How Saudi Arabia's entertainment investments are playing out at home and abroad : NPR

The piece examines Saudi Arabia's Public Investment Fund and other Gulf wealth funds pledging about $24 billion toward the Paramount/Skydance and Warner Bros. Discovery transactions, highlighting goals of soft power, economic diversification and cultural liberalization alongside concerns about influence-seeking.

NPR's Scott Detrow spoke with Scott Roxborough of The Hollywood Reporter about the growing footprint of Saudi investment in global entertainment, and how those investments are playing out in deals at home and abroad. Several Persian Gulf wealth funds, including Saudi Arabia's Public Investment Fund (PIF), have pledged a total of $24 billion for Paramount's attempted takeover tied to the potential Paramount Skydance/Warner Bros. Discovery transactions, a move that critics and insiders say mixes commercial aims with geopolitics and influence-seeking.

"Powerful parties want the Paramount Skydance and Warner Bros Discovery merger to succeed. And no, we're not talking about President Trump or the Ellison family," Detrow said on All Things Considered, noting the $24 billion pledge.

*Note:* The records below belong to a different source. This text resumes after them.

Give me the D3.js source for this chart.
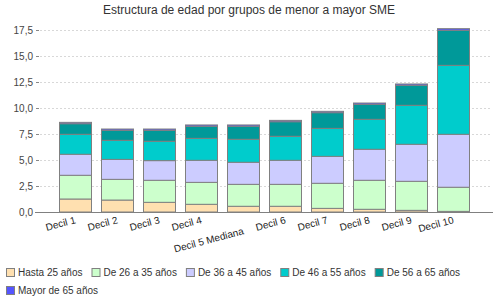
<!DOCTYPE html>
<html><head><meta charset="utf-8">
<script src="https://cdn.jsdelivr.net/npm/d3@7"></script>
<style>body{margin:0;background:#fff}svg{display:block}text{font-family:"Liberation Sans",Arial,sans-serif}</style>
</head><body><svg id="c" width="500" height="300"></svg>
<script>
const title = "Estructura de edad por grupos de menor a mayor SME";
const categories = ["Decil 1","Decil 2","Decil 3","Decil 4","Decil 5 Mediana","Decil 6","Decil 7","Decil 8","Decil 9","Decil 10"];
const seriesNames = ["Hasta 25 años","De 26 a 35 años","De 36 a 45 años","De 46 a 55 años","De 56 a 65 años","Mayor de 65 años"];
const hasta25  = [1.25,1.15,0.93,0.74,0.55,0.55,0.35,0.26,0.16,0.06];
const de26a35  = [2.28,1.99,2.12,2.11,2.11,2.11,2.41,2.79,2.79,2.32];
const de36a45  = [2.02,1.92,1.89,2.12,2.12,2.31,2.59,2.98,3.56,5.09];
const de46a55  = [1.92,1.83,1.86,2.11,2.21,2.31,2.69,2.88,3.75,6.63];
const de56a65  = [1.02,0.96,1.05,1.16,1.25,1.40,1.51,1.44,1.92,3.37];
const mayor65  = [0.13,0.13,0.13,0.13,0.13,0.13,0.13,0.13,0.13,0.16];
const yTicks = [0,2.5,5,7.5,10,12.5,15,17.5];
const colors = ["#FFE0B0","#CCFFCC","#CCCCFF","#00CCCC","#009999","#5555FF"];

const seriesValues = [hasta25,de26a35,de36a45,de46a55,de56a65,mayor65];
const rows = categories.map((c,i)=>{const r={cat:c};seriesNames.forEach((s,j)=>r[s]=seriesValues[j][i]);return r;});
const stack = d3.stack().keys(seriesNames)(rows);

const svg = d3.select("#c");
const x = d3.scaleBand().domain(categories).range([54.3,474.3]).paddingInner(10/42).paddingOuter(5/42);
const y = d3.scaleLinear().domain([0,17.5]).range([212,30]);

svg.append("text").attr("x",249).attr("y",14).attr("text-anchor","middle")
  .attr("font-size",12).attr("fill","#333").text(title);

// grid
svg.append("g").selectAll("line").data(yTicks.filter(d=>d>0)).join("line")
  .attr("x1",40).attr("x2",492).attr("y1",d=>Math.round(y(d))+0.5).attr("y2",d=>Math.round(y(d))+0.5)
  .attr("stroke","#d8d8d8").attr("stroke-dasharray","2,2");

// y axis
const ya = svg.append("g").attr("transform","translate(39,0)")
  .call(d3.axisLeft(y).tickValues(yTicks).tickSize(3).tickPadding(3)
    .tickFormat(d=>d3.format(".1f")(d).replace(".",",")));
ya.select(".domain").remove();
ya.selectAll(".tick line").attr("stroke","#888");
ya.selectAll(".tick text").attr("font-size",10).attr("fill","#444").attr("font-family","Liberation Sans, Arial, sans-serif");

// bars
svg.append("g").selectAll("g").data(stack).join("g").attr("fill",(d,i)=>colors[i])
  .selectAll("rect").data(d=>d).join("rect")
  .attr("x",d=>Math.round(x(d.data.cat))+0.5).attr("width",Math.round(x.bandwidth()))
  .attr("y",d=>y(d[1])).attr("height",d=>y(d[0])-y(d[1]))
  .attr("stroke","#808080").attr("stroke-width",1);

// x axis line
svg.append("line").attr("x1",35).attr("x2",493).attr("y1",212.5).attr("y2",212.5).attr("stroke","#808080");

// x labels
svg.append("g").selectAll("text").data(categories).join("text")
  .attr("transform",(d)=>{const cx=x(d)+x.bandwidth()/2+1; const yy=223+(d.length>10?11:0); return `translate(${cx},${yy}) rotate(-15)`;})
  .attr("text-anchor","end").attr("font-size",10).attr("fill","#222").text(d=>d);

// legend
const lg = svg.append("g");
let lx=6, ly=268;
seriesNames.forEach((s,i)=>{
  const g = lg.append("g");
  const t = g.append("text").attr("font-size",10).attr("fill","#333").text(s);
  const w = t.node().getComputedTextLength();
  if (lx + 12 + w > 495) { lx = 6; ly += 18; }
  g.append("rect").attr("x",lx+0.5).attr("y",ly+0.5).attr("width",8).attr("height",8)
    .attr("fill",colors[i]).attr("stroke","#808080");
  t.attr("x",lx+12).attr("y",ly+8);
  lx += 12 + w + 9;
});
</script></body></html>
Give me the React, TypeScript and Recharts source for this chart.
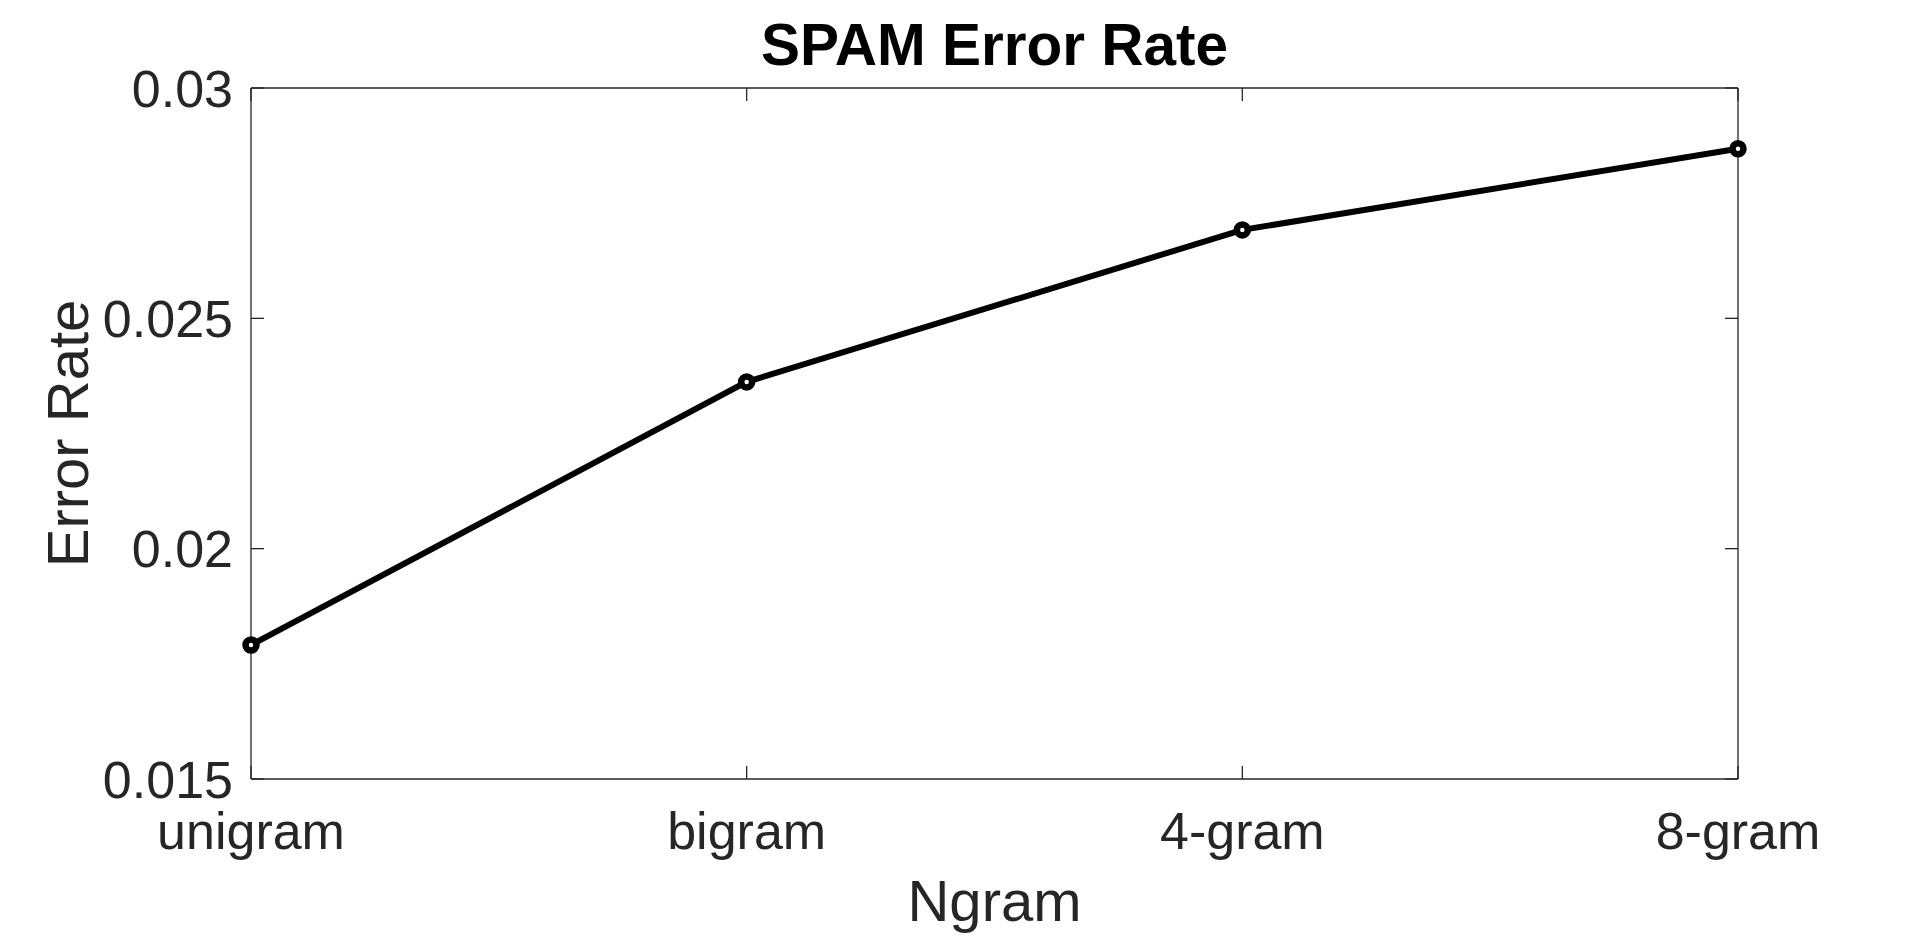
import { LineChart, Line, XAxis, YAxis, Label } from "recharts";

const categories = ["unigram", "bigram", "4-gram", "8-gram"];
const errorRates = [0.01791, 0.02362, 0.02692, 0.02868];
const yTicks = [0.015, 0.02, 0.025, 0.03];

const data = categories.map((name, i) => ({ name, rate: errorRates[i] }));

const FONT = "'Liberation Sans', Arial, Helvetica, sans-serif";
const AXIS = "#262626";
const TICK_LEN = 13;

// plot box edges (MATLAB-style axes with inward ticks)
const W = 1920;
const H = 936;
const LEFT = 251;
const RIGHT = 1738;
const TOP = 88;
const BOTTOM = 779;

const BottomTick = (props: any) => {
  const { payload } = props;
  const x = payload.coordinate;
  return (
    <g>
      <line x1={x} y1={BOTTOM} x2={x} y2={BOTTOM - TICK_LEN} stroke={AXIS} strokeWidth={1.3} />
      <text x={x} y={BOTTOM + 70} textAnchor="middle" fontSize={52} fontFamily={FONT} fill={AXIS}>
        {payload.value}
      </text>
    </g>
  );
};

const TopTick = (props: any) => {
  const x = props.payload.coordinate;
  return <line x1={x} y1={TOP} x2={x} y2={TOP + TICK_LEN} stroke={AXIS} strokeWidth={1.3} />;
};

const LeftTick = (props: any) => {
  const { payload } = props;
  const y = payload.coordinate;
  return (
    <g>
      <line x1={LEFT} y1={y} x2={LEFT + TICK_LEN} y2={y} stroke={AXIS} strokeWidth={1.3} />
      <text x={LEFT - 18} y={y} dy="0.36em" textAnchor="end" fontSize={52} fontFamily={FONT} fill={AXIS}>
        {String(payload.value)}
      </text>
    </g>
  );
};

const RightTick = (props: any) => {
  const y = props.payload.coordinate;
  return <line x1={RIGHT} y1={y} x2={RIGHT - TICK_LEN} y2={y} stroke={AXIS} strokeWidth={1.3} />;
};

export default function App() {
  return (
    <div style={{ position: "absolute", left: 0, top: 0, width: W, height: H, background: "#fff" }}>
      <LineChart width={W} height={H} data={data} margin={{ top: TOP - 1, right: W - RIGHT - 1, left: 0, bottom: 0 }}>
        <XAxis
          dataKey="name"
          scale="point"
          padding={{ left: 0, right: 0 }}
          height={H - BOTTOM}
          stroke={AXIS}
          strokeWidth={1.3}
          tickLine={false}
          tick={<BottomTick />}
          interval={0}
        >
          <Label
            content={(p: any) => {
              const vb = p.viewBox;
              return (
                <text x={vb.x + vb.width / 2} y={BOTTOM + 142} textAnchor="middle" fontSize={58} fontFamily={FONT} fill={AXIS}>
                  Ngram
                </text>
              );
            }}
          />
        </XAxis>
        <XAxis
          xAxisId="top"
          orientation="top"
          dataKey="name"
          scale="point"
          padding={{ left: 0, right: 0 }}
          height={1}
          stroke={AXIS}
          strokeWidth={1.3}
          tickLine={false}
          tick={<TopTick />}
          interval={0}
        >
          <Label
            content={(p: any) => {
              const vb = p.viewBox;
              return (
                <text x={vb.x + vb.width / 2} y={TOP - 23} textAnchor="middle" fontSize={58.5} fontWeight="bold" fontFamily={FONT} fill="#000">
                  SPAM Error Rate
                </text>
              );
            }}
          />
        </XAxis>
        <YAxis
          domain={[0.015, 0.03]}
          ticks={yTicks}
          allowDataOverflow
          width={LEFT}
          stroke={AXIS}
          strokeWidth={1.3}
          tickLine={false}
          tick={<LeftTick />}
          interval={0}
        >
          <Label
            content={(p: any) => {
              const vb = p.viewBox;
              const cy = vb.y + vb.height / 2;
              return (
                <text x={88} y={cy} transform={`rotate(-90 88 ${cy})`} textAnchor="middle" fontSize={58} fontFamily={FONT} fill={AXIS}>
                  Error Rate
                </text>
              );
            }}
          />
        </YAxis>
        <YAxis
          yAxisId="right"
          orientation="right"
          domain={[0.015, 0.03]}
          ticks={yTicks}
          allowDataOverflow
          width={1}
          stroke={AXIS}
          strokeWidth={1.3}
          tickLine={false}
          tick={<RightTick />}
          interval={0}
        />
        {/* invisible twin so the top and right axes of the box have a series */}
        <Line
          xAxisId="top"
          yAxisId="right"
          dataKey="rate"
          stroke="none"
          dot={false}
          activeDot={false}
          legendType="none"
          isAnimationActive={false}
        />
        <Line
          dataKey="rate"
          type="linear"
          stroke="#000"
          strokeWidth={6}
          dot={{ r: 5.5, stroke: "#000", strokeWidth: 6.5, fill: "#fff" }}
          activeDot={false}
          isAnimationActive={false}
        />
      </LineChart>
    </div>
  );
}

Roxborough told NPR that the Saudi investments are part of a broader strategy to build relationships with influential U.S. figures and institutions.

Roxborough framed the investments as pursuing three overlapping goals set out by Crown Prince Mohammed bin Salman: "this sort of soft power investment," reducing Saudi Arabia's dependence on oil and gas revenues, and "to really open up the country inside to sort of liberalize its cultural offerings." He warned, however, that those aims face limits given market realities and political pushback.

Key details

  • Committed capital: $24 billion from Persian Gulf wealth funds, including Saudi Arabia's Public Investment Fund.
  • Targets and assets at stake: Paramount's attempted takeover and a deal that would touch CNN, HBO and a film catalog with rights to Batman, Superman and Harry Potter.
  • Structural limits: Roxborough noted the PIF stake "does not give them a controlling stake of Warner Bros on paper" — "they're not going to have seats on the board. They're not going to have any official control."

Despite the lack of formal control, Roxborough cautioned that "these type of investments usually do come with some form of subtle coercion." He compared the dynamic to more than a decade of Chinese investment in Hollywood, which he said coincided with a shift in on-screen portrayals: "we started to see a move away from Hollywood portrayals of the Chinese as being the baddies and a more sort of positive image."

The reporting also flagged a possible retrenchment in some corners of Saudi spending. Roxborough referenced a Financial Times report — which NPR had not independently confirmed — that the kingdom might be pulling back from investments such as LIV Golf. He argued that oil-price pressures and lower-than-expected returns have constrained the appetite for big-ticket cultural bets.

Outlook

On the question of success, Roxborough offered a mixed assessment. He said the economic diversification effort "hasn't been that successful" so far, and that international perceptions of Saudi Arabia still tend to center on "human rights abuses and with the problematic treatment of women in particular." But he added: "I think what has been incredibly successful is the internal transformation. People are out on the streets. There are things happening at night. There are movies that you can go to. There are concerts in the desert. There are these huge sporting events."

That dual reality — visible domestic cultural change alongside persistent global skepticism and the specter of influence-seeking tied to high-profile media assets — will shape how Washington and Hollywood calibrate their responses as the deals move forward.